[Records with drawing code]

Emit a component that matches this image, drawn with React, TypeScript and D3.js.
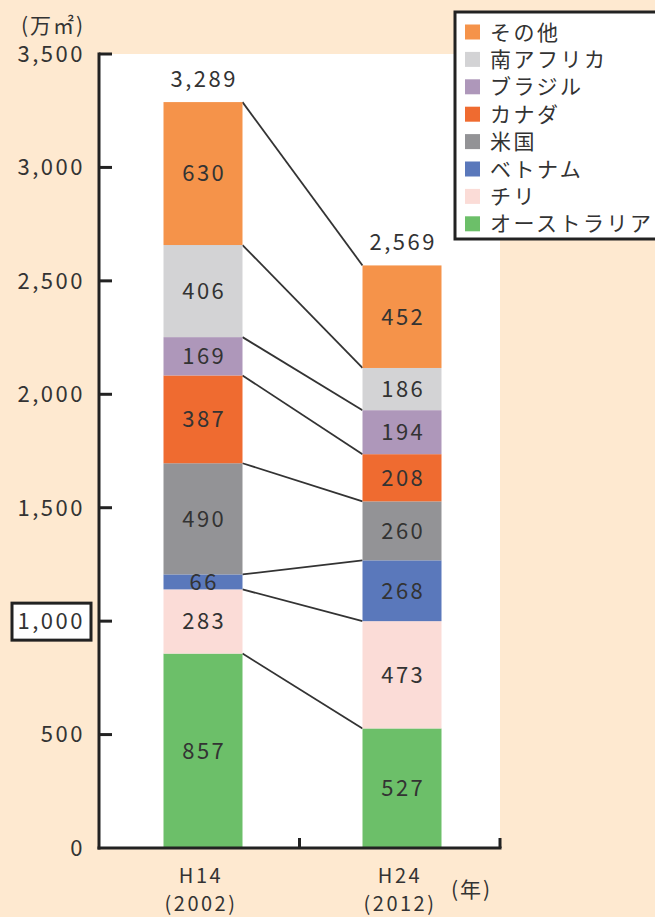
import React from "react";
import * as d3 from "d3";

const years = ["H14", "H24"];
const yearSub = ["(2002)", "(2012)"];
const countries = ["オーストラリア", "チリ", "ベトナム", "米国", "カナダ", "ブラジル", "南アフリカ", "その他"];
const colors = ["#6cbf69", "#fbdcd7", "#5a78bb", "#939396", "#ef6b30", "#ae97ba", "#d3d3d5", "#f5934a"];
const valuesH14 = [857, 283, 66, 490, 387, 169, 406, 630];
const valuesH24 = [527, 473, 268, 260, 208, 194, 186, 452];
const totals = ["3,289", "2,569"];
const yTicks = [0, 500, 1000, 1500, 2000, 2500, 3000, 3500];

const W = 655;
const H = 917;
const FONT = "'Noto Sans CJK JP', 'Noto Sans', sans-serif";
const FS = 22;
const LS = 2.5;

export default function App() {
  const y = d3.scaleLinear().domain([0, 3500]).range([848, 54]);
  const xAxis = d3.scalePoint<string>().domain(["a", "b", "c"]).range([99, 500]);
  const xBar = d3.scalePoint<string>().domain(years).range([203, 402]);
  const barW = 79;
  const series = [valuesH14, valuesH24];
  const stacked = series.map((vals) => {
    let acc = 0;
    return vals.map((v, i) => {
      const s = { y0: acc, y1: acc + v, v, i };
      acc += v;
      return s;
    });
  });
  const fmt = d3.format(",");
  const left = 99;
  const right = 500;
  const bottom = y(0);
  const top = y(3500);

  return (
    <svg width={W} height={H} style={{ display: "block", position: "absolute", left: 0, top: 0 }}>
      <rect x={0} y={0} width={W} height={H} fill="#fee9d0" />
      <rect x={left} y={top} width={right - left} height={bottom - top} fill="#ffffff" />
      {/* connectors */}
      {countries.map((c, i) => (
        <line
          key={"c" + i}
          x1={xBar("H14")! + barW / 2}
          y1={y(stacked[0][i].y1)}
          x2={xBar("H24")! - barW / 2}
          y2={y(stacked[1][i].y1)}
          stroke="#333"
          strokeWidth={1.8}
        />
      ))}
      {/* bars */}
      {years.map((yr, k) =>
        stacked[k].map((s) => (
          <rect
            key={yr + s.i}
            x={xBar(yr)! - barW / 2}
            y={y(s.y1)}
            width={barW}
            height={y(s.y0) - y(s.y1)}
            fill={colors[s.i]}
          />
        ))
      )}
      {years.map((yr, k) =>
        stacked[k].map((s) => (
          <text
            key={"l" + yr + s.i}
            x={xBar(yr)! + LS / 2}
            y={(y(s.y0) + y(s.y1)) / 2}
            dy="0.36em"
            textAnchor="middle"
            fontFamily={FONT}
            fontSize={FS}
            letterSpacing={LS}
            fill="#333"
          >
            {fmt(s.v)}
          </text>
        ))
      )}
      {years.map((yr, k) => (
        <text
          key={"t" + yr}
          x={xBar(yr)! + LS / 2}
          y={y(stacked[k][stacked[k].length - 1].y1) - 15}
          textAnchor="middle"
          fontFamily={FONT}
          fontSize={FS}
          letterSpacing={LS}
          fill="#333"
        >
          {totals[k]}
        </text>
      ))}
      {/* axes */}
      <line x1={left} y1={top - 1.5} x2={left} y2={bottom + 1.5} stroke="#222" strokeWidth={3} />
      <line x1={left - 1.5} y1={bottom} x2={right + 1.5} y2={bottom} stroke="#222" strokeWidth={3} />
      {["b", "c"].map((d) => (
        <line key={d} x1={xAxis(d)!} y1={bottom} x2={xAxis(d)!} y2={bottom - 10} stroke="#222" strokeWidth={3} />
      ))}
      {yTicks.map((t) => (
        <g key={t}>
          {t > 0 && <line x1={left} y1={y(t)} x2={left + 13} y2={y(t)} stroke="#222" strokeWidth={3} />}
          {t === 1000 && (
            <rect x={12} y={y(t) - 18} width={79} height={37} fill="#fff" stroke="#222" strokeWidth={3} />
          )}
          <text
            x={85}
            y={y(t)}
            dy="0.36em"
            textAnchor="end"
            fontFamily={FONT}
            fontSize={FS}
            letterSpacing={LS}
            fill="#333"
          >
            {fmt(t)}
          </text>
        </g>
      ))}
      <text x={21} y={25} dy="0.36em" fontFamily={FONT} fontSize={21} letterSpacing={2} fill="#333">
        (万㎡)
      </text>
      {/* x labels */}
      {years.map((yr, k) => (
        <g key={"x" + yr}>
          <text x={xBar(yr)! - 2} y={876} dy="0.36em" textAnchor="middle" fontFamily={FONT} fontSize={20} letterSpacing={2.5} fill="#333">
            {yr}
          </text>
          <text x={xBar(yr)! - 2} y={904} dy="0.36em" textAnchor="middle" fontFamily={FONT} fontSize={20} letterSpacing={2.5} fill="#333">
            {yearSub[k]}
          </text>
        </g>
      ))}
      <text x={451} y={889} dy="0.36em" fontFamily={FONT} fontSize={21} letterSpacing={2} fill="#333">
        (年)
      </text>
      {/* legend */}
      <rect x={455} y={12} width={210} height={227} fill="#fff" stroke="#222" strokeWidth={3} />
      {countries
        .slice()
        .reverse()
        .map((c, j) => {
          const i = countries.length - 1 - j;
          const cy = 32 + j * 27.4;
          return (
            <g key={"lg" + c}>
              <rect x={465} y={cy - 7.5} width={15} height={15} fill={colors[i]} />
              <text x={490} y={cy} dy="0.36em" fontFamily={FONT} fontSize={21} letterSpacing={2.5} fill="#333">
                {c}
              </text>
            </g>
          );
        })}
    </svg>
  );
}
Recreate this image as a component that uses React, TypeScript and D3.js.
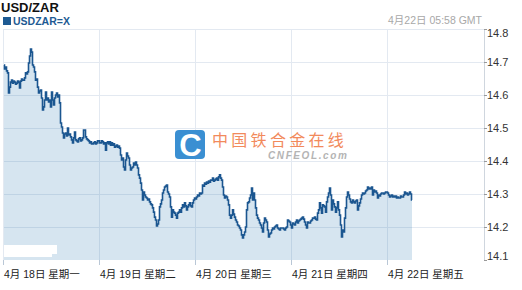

● **Requirements**
Leave out the pictures and repeat the lines from the start of the material through the line with "import * as", inclusive.

● **Expected answer**
Emit a component that matches this image, drawn with React, TypeScript and D3.js.
import React from "react";
import * as d3 from "d3";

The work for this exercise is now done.